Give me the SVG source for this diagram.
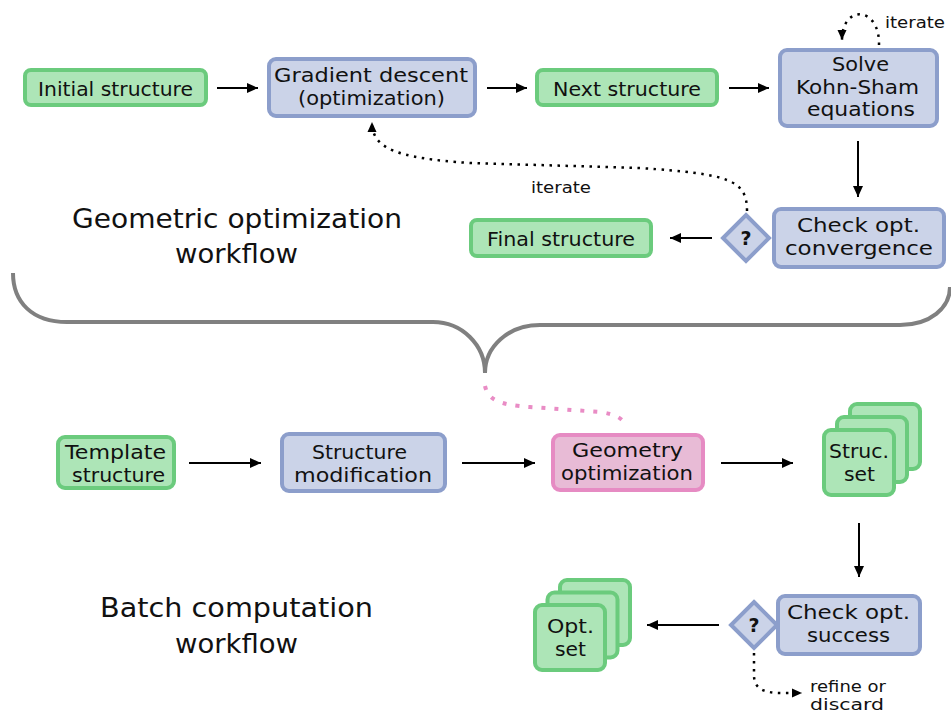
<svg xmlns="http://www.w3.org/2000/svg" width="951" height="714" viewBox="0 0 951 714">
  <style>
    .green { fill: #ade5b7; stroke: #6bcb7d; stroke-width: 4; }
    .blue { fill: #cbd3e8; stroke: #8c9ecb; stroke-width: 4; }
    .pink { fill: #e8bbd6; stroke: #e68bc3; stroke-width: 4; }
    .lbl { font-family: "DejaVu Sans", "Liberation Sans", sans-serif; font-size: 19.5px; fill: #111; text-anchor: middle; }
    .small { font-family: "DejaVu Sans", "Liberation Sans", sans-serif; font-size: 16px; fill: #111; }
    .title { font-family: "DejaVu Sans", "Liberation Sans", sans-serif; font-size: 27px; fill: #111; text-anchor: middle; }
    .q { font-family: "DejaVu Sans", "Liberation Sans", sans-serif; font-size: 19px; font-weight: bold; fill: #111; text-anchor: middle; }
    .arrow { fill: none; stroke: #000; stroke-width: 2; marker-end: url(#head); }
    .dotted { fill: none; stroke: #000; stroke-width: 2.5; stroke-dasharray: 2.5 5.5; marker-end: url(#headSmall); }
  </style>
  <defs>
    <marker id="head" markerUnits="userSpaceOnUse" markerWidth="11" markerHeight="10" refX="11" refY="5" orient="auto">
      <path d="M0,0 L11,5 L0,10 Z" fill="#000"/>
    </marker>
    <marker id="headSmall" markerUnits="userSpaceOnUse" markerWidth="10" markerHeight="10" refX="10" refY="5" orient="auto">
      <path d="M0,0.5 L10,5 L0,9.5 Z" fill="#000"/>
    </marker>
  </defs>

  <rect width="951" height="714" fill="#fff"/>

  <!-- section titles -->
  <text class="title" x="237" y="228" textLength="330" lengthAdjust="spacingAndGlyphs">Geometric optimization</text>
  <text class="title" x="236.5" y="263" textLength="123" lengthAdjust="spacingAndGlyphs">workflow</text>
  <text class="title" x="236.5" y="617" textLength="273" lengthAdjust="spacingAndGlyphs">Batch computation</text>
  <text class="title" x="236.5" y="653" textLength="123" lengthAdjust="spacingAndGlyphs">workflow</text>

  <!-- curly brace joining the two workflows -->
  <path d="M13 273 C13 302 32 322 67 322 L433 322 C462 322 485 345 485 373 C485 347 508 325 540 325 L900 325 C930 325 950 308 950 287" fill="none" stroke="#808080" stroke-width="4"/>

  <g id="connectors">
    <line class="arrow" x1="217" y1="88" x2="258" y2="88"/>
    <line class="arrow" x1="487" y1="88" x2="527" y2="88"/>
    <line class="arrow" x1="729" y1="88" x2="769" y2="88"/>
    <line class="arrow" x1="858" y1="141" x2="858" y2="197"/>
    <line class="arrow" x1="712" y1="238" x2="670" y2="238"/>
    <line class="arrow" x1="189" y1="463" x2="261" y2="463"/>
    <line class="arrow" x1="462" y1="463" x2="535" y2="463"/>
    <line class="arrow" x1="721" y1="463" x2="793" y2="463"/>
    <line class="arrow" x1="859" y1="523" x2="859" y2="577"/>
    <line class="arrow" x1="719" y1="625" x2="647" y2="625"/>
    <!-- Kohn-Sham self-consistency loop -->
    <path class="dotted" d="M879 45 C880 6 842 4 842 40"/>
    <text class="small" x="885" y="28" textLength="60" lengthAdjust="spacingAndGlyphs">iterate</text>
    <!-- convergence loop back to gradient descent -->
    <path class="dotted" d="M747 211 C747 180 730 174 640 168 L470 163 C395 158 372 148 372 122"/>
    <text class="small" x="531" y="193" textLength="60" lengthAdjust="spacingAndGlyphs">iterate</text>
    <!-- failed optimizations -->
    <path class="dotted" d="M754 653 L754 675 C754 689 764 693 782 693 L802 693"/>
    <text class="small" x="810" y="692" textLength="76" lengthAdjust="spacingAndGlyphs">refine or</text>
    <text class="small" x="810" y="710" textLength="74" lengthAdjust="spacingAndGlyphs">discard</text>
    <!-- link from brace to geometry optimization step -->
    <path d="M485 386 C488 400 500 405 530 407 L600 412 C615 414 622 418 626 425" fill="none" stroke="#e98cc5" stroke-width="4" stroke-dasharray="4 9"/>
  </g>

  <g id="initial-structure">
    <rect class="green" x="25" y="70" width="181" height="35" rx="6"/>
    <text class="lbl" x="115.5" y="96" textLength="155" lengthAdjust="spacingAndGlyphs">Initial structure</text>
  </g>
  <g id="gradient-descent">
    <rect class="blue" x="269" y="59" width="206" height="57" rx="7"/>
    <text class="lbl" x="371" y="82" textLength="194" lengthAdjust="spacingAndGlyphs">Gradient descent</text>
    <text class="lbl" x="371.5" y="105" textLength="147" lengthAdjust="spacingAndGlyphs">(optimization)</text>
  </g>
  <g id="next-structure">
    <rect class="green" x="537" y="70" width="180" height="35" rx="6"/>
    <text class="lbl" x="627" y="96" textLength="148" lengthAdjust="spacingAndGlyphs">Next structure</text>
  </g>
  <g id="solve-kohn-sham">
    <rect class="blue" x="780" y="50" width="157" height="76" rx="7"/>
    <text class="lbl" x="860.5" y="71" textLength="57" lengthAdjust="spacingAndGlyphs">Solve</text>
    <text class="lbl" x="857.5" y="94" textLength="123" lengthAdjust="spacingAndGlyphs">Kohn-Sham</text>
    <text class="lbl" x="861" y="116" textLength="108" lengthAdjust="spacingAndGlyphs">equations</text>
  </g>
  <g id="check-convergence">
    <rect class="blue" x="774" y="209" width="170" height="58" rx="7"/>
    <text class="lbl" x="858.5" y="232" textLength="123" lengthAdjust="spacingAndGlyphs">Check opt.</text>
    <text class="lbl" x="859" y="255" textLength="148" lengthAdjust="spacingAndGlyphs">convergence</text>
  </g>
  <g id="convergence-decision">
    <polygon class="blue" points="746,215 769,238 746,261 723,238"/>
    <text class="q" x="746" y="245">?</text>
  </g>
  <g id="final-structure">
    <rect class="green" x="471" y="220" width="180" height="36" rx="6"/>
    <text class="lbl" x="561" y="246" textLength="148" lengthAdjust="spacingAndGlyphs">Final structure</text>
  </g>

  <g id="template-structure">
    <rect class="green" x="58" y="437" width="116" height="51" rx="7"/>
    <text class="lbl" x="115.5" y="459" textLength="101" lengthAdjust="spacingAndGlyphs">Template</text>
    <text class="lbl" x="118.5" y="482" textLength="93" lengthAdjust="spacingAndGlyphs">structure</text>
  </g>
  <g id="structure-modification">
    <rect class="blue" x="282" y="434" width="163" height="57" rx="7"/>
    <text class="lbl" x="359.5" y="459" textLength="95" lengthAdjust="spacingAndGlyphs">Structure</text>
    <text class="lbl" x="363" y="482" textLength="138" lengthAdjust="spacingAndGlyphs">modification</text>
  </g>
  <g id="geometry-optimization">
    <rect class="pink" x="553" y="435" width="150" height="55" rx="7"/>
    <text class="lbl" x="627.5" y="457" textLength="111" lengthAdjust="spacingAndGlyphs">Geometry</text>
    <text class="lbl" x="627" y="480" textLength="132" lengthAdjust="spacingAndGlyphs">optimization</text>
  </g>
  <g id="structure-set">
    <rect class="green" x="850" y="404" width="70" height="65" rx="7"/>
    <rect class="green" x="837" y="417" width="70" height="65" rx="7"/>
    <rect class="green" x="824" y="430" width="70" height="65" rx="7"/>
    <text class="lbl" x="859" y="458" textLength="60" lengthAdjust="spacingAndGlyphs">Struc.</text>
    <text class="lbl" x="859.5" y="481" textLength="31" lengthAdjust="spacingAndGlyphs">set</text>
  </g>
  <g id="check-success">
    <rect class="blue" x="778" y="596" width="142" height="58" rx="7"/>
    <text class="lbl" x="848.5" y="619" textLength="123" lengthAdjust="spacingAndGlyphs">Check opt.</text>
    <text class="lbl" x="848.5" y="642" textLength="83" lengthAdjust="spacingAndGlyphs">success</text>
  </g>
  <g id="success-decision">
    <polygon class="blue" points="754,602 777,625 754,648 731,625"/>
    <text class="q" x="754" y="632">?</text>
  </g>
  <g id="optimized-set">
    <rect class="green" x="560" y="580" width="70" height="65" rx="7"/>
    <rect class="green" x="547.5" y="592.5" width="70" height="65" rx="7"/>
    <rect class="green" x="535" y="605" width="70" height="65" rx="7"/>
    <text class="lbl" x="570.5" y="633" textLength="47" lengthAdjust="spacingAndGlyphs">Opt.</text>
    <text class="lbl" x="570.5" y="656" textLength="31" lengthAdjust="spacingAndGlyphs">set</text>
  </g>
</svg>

§

• Task to complete: Exactly as they appear, print the lines of the listing above from its first line through the line that contains "273 C13 302", minus the pictures.

• Solution below:
Give me the SVG source for this diagram.
<svg xmlns="http://www.w3.org/2000/svg" width="951" height="714" viewBox="0 0 951 714">
  <style>
    .green { fill: #ade5b7; stroke: #6bcb7d; stroke-width: 4; }
    .blue { fill: #cbd3e8; stroke: #8c9ecb; stroke-width: 4; }
    .pink { fill: #e8bbd6; stroke: #e68bc3; stroke-width: 4; }
    .lbl { font-family: "DejaVu Sans", "Liberation Sans", sans-serif; font-size: 19.5px; fill: #111; text-anchor: middle; }
    .small { font-family: "DejaVu Sans", "Liberation Sans", sans-serif; font-size: 16px; fill: #111; }
    .title { font-family: "DejaVu Sans", "Liberation Sans", sans-serif; font-size: 27px; fill: #111; text-anchor: middle; }
    .q { font-family: "DejaVu Sans", "Liberation Sans", sans-serif; font-size: 19px; font-weight: bold; fill: #111; text-anchor: middle; }
    .arrow { fill: none; stroke: #000; stroke-width: 2; marker-end: url(#head); }
    .dotted { fill: none; stroke: #000; stroke-width: 2.5; stroke-dasharray: 2.5 5.5; marker-end: url(#headSmall); }
  </style>
  <defs>
    <marker id="head" markerUnits="userSpaceOnUse" markerWidth="11" markerHeight="10" refX="11" refY="5" orient="auto">
      <path d="M0,0 L11,5 L0,10 Z" fill="#000"/>
    </marker>
    <marker id="headSmall" markerUnits="userSpaceOnUse" markerWidth="10" markerHeight="10" refX="10" refY="5" orient="auto">
      <path d="M0,0.5 L10,5 L0,9.5 Z" fill="#000"/>
    </marker>
  </defs>

  <rect width="951" height="714" fill="#fff"/>

  <!-- section titles -->
  <text class="title" x="237" y="228" textLength="330" lengthAdjust="spacingAndGlyphs">Geometric optimization</text>
  <text class="title" x="236.5" y="263" textLength="123" lengthAdjust="spacingAndGlyphs">workflow</text>
  <text class="title" x="236.5" y="617" textLength="273" lengthAdjust="spacingAndGlyphs">Batch computation</text>
  <text class="title" x="236.5" y="653" textLength="123" lengthAdjust="spacingAndGlyphs">workflow</text>

  <!-- curly brace joining the two workflows -->
  <path d="M13 273 C13 302 32 322 67 322 L433 322 C462 322 485 345 485 373 C485 347 508 325 540 325 L900 325 C930 325 950 308 950 287" fill="none" stroke="#808080" stroke-width="4"/>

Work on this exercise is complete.